→ **WHAT TO DO**
Your output must consist solely of the lines from the "Output the Python" line through the "import plotly.graph_objects as go" line, exactly as written, without images.

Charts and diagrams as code
+ + + + +

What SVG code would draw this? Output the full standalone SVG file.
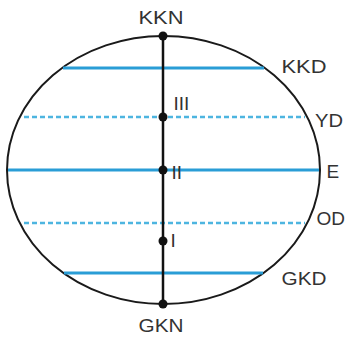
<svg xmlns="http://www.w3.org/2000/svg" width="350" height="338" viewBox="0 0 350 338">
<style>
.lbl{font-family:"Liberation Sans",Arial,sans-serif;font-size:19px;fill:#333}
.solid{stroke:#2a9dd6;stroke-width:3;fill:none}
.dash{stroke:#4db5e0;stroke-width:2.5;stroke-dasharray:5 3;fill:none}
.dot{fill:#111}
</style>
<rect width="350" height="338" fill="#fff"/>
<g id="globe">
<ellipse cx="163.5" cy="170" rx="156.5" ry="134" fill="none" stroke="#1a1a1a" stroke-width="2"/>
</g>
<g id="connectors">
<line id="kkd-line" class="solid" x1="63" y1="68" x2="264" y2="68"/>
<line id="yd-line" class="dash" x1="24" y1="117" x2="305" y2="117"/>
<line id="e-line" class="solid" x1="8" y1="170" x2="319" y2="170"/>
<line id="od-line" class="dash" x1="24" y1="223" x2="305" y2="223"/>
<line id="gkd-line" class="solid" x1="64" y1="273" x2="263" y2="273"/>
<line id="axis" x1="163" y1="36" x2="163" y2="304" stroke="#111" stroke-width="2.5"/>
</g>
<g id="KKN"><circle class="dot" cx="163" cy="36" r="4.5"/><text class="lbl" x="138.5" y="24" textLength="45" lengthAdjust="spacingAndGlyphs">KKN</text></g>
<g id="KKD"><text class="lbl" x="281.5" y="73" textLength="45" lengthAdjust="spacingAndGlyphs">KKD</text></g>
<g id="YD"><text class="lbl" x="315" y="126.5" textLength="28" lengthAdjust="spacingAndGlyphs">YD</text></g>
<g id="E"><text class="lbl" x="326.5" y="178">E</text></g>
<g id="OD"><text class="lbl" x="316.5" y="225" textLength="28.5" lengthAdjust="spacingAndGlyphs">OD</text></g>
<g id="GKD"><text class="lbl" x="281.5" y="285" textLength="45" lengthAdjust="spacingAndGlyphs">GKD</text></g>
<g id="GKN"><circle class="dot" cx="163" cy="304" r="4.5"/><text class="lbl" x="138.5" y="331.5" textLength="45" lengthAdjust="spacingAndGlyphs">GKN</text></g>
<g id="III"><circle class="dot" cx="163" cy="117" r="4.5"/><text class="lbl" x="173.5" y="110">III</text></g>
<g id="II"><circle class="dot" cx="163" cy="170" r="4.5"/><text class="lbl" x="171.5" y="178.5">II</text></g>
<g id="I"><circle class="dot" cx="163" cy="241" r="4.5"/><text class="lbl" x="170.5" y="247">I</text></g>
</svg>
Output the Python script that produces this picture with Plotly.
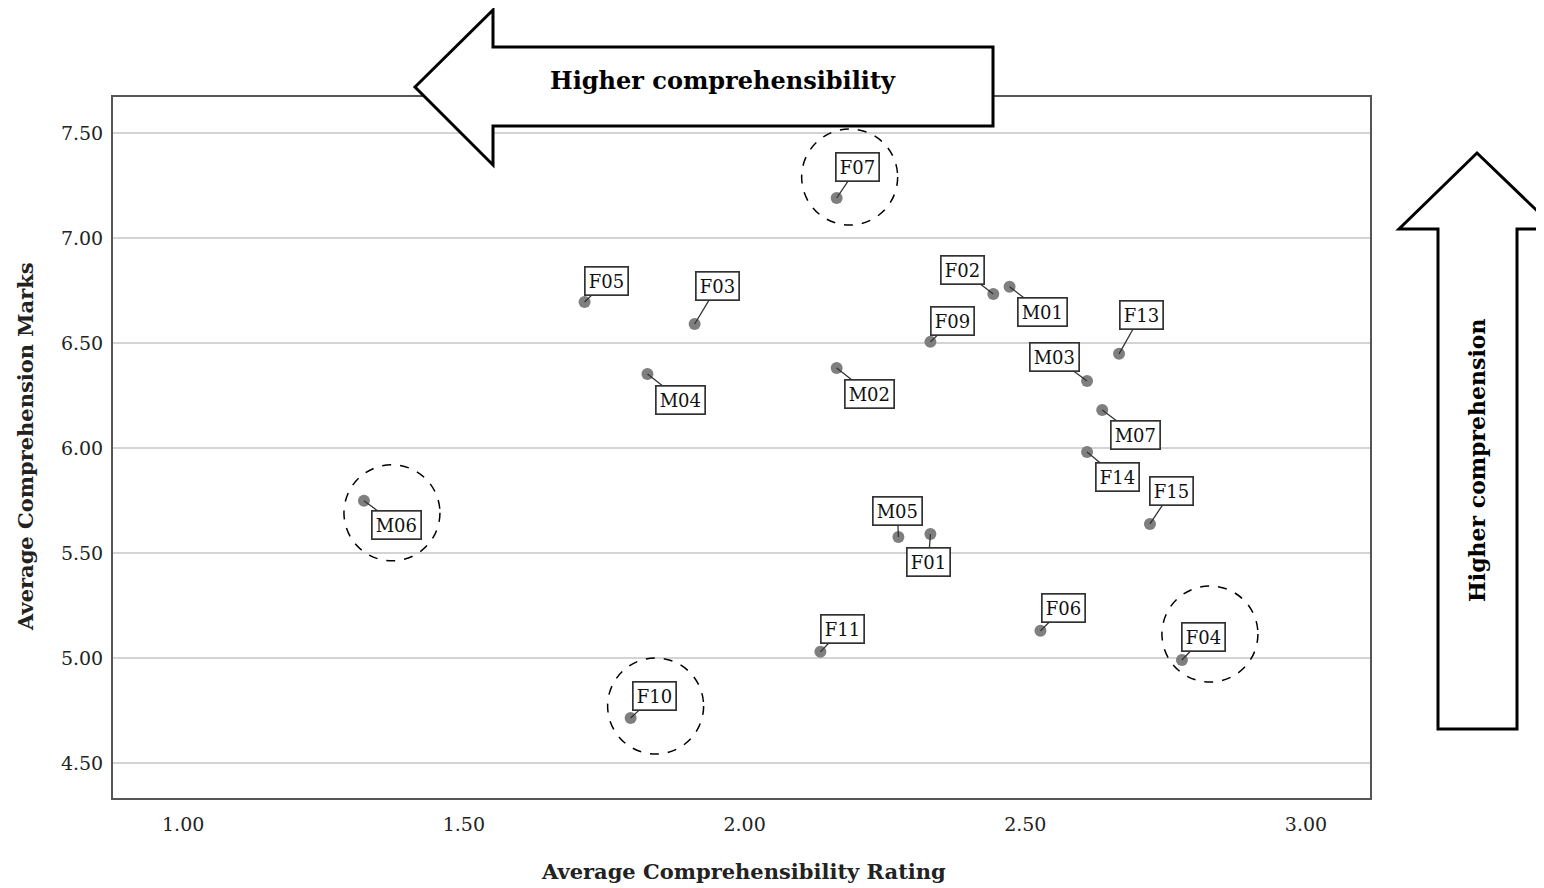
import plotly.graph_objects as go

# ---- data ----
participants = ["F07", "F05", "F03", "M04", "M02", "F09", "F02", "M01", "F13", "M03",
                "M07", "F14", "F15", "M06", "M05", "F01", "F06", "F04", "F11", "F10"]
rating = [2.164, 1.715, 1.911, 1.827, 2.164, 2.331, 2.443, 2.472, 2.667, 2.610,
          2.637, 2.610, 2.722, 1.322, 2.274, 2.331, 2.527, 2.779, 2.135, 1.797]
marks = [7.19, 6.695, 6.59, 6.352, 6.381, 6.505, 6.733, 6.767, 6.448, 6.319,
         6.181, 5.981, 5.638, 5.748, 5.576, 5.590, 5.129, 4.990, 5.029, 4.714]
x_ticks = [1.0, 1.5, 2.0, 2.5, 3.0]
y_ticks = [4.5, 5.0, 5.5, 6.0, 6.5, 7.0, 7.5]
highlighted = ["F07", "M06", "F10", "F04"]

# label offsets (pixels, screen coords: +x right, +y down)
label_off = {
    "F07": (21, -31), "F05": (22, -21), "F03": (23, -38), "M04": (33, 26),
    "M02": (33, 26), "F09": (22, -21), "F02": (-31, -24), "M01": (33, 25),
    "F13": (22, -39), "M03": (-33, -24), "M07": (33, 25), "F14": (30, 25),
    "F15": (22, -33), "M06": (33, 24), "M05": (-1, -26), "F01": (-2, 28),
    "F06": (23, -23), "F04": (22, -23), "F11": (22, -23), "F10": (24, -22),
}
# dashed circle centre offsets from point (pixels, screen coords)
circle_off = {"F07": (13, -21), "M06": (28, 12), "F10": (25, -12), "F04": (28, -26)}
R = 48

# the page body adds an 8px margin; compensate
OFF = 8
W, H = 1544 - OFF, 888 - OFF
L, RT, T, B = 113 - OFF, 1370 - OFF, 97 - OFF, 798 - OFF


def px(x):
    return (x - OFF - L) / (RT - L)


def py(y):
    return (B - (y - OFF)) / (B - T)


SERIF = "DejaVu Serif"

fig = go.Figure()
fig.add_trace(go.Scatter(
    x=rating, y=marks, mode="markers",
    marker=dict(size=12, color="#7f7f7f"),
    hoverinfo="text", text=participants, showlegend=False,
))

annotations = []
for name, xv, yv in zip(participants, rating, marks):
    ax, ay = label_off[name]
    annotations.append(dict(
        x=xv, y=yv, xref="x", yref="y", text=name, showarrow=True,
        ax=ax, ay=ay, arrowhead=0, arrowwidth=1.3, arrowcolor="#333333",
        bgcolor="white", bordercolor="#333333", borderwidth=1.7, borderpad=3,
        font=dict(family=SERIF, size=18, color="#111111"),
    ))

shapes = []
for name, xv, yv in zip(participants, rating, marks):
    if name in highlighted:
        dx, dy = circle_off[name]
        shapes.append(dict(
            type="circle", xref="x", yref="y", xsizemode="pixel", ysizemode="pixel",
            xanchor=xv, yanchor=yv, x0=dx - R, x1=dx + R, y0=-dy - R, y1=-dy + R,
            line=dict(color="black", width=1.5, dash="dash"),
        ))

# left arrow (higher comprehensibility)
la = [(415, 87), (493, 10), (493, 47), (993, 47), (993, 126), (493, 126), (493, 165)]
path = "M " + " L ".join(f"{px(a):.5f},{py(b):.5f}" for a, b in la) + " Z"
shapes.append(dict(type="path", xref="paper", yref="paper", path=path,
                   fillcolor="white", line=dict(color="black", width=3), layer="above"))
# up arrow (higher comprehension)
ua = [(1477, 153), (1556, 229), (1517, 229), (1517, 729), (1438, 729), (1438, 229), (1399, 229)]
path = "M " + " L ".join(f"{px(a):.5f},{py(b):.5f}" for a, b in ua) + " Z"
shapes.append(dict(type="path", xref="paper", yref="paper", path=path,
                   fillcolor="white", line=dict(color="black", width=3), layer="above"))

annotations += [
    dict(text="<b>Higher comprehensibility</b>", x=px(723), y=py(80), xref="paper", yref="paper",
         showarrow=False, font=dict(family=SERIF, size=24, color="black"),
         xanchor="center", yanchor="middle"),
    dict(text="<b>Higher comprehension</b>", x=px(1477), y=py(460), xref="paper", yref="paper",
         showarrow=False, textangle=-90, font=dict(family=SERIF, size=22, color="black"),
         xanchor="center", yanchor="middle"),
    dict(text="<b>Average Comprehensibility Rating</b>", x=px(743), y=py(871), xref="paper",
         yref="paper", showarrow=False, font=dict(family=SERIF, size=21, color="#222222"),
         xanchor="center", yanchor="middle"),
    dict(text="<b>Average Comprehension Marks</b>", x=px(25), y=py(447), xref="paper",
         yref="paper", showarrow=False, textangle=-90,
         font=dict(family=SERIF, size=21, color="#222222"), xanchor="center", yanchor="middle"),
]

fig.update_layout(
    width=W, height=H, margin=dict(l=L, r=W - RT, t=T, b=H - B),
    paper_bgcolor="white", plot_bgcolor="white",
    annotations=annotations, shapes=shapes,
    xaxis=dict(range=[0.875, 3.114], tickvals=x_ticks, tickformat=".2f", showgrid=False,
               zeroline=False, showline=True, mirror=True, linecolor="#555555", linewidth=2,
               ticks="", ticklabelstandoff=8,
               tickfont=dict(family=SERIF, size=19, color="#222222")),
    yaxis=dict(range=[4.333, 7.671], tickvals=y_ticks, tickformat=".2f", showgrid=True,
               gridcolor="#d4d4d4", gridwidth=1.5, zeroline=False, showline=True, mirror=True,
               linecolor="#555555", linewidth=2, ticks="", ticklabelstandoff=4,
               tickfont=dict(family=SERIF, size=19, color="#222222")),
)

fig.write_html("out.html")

+ + + + +

→ **THE COMPLETED TASK**
Output the Python script that produces this picture with Plotly.
import plotly.graph_objects as go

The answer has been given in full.